## WORK TO BE COMPLETED
Write out all of the data exactly as it appears.

## RAW DATA

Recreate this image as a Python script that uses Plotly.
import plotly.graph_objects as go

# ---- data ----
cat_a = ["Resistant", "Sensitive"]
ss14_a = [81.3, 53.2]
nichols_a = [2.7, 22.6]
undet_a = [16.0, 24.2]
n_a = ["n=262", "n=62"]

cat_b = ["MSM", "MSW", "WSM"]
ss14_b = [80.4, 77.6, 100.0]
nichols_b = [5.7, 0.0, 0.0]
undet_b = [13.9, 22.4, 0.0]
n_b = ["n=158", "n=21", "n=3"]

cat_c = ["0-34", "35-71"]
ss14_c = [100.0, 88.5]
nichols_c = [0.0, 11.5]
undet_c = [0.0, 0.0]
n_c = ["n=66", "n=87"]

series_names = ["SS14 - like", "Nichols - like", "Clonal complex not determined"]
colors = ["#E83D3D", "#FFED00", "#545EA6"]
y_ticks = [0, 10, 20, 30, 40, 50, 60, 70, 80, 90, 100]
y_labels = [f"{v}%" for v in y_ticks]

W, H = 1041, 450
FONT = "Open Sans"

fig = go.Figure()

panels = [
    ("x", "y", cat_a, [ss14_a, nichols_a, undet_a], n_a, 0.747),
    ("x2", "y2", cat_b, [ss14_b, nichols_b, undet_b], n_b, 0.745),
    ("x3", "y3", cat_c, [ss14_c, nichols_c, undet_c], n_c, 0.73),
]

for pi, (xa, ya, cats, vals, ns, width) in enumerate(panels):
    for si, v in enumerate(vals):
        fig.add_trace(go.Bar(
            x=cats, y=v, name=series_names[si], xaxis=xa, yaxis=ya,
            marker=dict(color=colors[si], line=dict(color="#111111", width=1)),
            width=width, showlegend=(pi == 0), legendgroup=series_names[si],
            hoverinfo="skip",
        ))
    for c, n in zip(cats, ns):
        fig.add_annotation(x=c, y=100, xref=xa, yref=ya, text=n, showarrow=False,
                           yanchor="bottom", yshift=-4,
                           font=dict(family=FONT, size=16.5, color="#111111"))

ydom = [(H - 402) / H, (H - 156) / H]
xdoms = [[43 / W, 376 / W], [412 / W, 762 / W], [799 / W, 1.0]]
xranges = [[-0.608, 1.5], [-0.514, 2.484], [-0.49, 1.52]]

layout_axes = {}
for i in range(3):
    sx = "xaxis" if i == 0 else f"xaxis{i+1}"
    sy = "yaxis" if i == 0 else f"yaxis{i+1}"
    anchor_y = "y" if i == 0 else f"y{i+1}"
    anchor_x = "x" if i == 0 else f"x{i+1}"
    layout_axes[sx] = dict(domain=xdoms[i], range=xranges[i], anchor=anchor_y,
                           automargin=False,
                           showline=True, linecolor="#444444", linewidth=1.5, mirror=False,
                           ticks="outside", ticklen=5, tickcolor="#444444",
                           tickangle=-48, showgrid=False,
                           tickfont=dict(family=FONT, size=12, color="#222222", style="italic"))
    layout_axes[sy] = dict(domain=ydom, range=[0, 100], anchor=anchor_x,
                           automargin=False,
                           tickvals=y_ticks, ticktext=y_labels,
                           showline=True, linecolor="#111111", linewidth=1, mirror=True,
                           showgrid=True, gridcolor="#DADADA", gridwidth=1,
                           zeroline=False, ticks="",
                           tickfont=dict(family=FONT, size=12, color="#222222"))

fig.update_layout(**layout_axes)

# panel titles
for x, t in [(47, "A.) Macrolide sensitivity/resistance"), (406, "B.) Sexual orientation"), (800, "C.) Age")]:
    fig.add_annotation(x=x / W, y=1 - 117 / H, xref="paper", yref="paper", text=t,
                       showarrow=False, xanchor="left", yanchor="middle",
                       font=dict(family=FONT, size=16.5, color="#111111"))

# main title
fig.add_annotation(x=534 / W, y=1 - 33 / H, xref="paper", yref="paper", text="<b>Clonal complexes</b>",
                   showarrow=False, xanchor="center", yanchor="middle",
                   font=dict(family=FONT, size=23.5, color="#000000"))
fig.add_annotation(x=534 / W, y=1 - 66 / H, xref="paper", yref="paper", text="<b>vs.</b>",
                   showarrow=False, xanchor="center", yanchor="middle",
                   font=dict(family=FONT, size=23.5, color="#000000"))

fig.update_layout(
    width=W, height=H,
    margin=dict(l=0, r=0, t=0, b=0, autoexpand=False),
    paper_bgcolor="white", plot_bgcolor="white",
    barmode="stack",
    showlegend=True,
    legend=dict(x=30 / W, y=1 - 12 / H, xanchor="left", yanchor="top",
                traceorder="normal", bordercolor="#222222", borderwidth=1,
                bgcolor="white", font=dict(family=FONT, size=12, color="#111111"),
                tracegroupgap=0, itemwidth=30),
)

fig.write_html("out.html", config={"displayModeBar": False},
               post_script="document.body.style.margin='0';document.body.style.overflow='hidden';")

## COMPLETED EXERCISE
Recreate this image as a Python script that uses Plotly.
import plotly.graph_objects as go

# ---- data ----
cat_a = ["Resistant", "Sensitive"]
ss14_a = [81.3, 53.2]
nichols_a = [2.7, 22.6]
undet_a = [16.0, 24.2]
n_a = ["n=262", "n=62"]

cat_b = ["MSM", "MSW", "WSM"]
ss14_b = [80.4, 77.6, 100.0]
nichols_b = [5.7, 0.0, 0.0]
undet_b = [13.9, 22.4, 0.0]
n_b = ["n=158", "n=21", "n=3"]

cat_c = ["0-34", "35-71"]
ss14_c = [100.0, 88.5]
nichols_c = [0.0, 11.5]
undet_c = [0.0, 0.0]
n_c = ["n=66", "n=87"]

series_names = ["SS14 - like", "Nichols - like", "Clonal complex not determined"]
colors = ["#E83D3D", "#FFED00", "#545EA6"]
y_ticks = [0, 10, 20, 30, 40, 50, 60, 70, 80, 90, 100]
y_labels = [f"{v}%" for v in y_ticks]

W, H = 1041, 450
FONT = "Open Sans"

fig = go.Figure()

panels = [
    ("x", "y", cat_a, [ss14_a, nichols_a, undet_a], n_a, 0.747),
    ("x2", "y2", cat_b, [ss14_b, nichols_b, undet_b], n_b, 0.745),
    ("x3", "y3", cat_c, [ss14_c, nichols_c, undet_c], n_c, 0.73),
]

for pi, (xa, ya, cats, vals, ns, width) in enumerate(panels):
    for si, v in enumerate(vals):
        fig.add_trace(go.Bar(
            x=cats, y=v, name=series_names[si], xaxis=xa, yaxis=ya,
            marker=dict(color=colors[si], line=dict(color="#111111", width=1)),
            width=width, showlegend=(pi == 0), legendgroup=series_names[si],
            hoverinfo="skip",
        ))
    for c, n in zip(cats, ns):
        fig.add_annotation(x=c, y=100, xref=xa, yref=ya, text=n, showarrow=False,
                           yanchor="bottom", yshift=-4,
                           font=dict(family=FONT, size=16.5, color="#111111"))

ydom = [(H - 402) / H, (H - 156) / H]
xdoms = [[43 / W, 376 / W], [412 / W, 762 / W], [799 / W, 1.0]]
xranges = [[-0.608, 1.5], [-0.514, 2.484], [-0.49, 1.52]]

layout_axes = {}
for i in range(3):
    sx = "xaxis" if i == 0 else f"xaxis{i+1}"
    sy = "yaxis" if i == 0 else f"yaxis{i+1}"
    anchor_y = "y" if i == 0 else f"y{i+1}"
    anchor_x = "x" if i == 0 else f"x{i+1}"
    layout_axes[sx] = dict(domain=xdoms[i], range=xranges[i], anchor=anchor_y,
                           automargin=False,
                           showline=True, linecolor="#444444", linewidth=1.5, mirror=False,
                           ticks="outside", ticklen=5, tickcolor="#444444",
                           tickangle=-48, showgrid=False,
                           tickfont=dict(family=FONT, size=12, color="#222222", style="italic"))
    layout_axes[sy] = dict(domain=ydom, range=[0, 100], anchor=anchor_x,
                           automargin=False,
                           tickvals=y_ticks, ticktext=y_labels,
                           showline=True, linecolor="#111111", linewidth=1, mirror=True,
                           showgrid=True, gridcolor="#DADADA", gridwidth=1,
                           zeroline=False, ticks="",
                           tickfont=dict(family=FONT, size=12, color="#222222"))

fig.update_layout(**layout_axes)

# panel titles
for x, t in [(47, "A.) Macrolide sensitivity/resistance"), (406, "B.) Sexual orientation"), (800, "C.) Age")]:
    fig.add_annotation(x=x / W, y=1 - 117 / H, xref="paper", yref="paper", text=t,
                       showarrow=False, xanchor="left", yanchor="middle",
                       font=dict(family=FONT, size=16.5, color="#111111"))

# main title
fig.add_annotation(x=534 / W, y=1 - 33 / H, xref="paper", yref="paper", text="<b>Clonal complexes</b>",
                   showarrow=False, xanchor="center", yanchor="middle",
                   font=dict(family=FONT, size=23.5, color="#000000"))
fig.add_annotation(x=534 / W, y=1 - 66 / H, xref="paper", yref="paper", text="<b>vs.</b>",
                   showarrow=False, xanchor="center", yanchor="middle",
                   font=dict(family=FONT, size=23.5, color="#000000"))

fig.update_layout(
    width=W, height=H,
    margin=dict(l=0, r=0, t=0, b=0, autoexpand=False),
    paper_bgcolor="white", plot_bgcolor="white",
    barmode="stack",
    showlegend=True,
    legend=dict(x=30 / W, y=1 - 12 / H, xanchor="left", yanchor="top",
                traceorder="normal", bordercolor="#222222", borderwidth=1,
                bgcolor="white", font=dict(family=FONT, size=12, color="#111111"),
                tracegroupgap=0, itemwidth=30),
)

fig.write_html("out.html", config={"displayModeBar": False},
               post_script="document.body.style.margin='0';document.body.style.overflow='hidden';")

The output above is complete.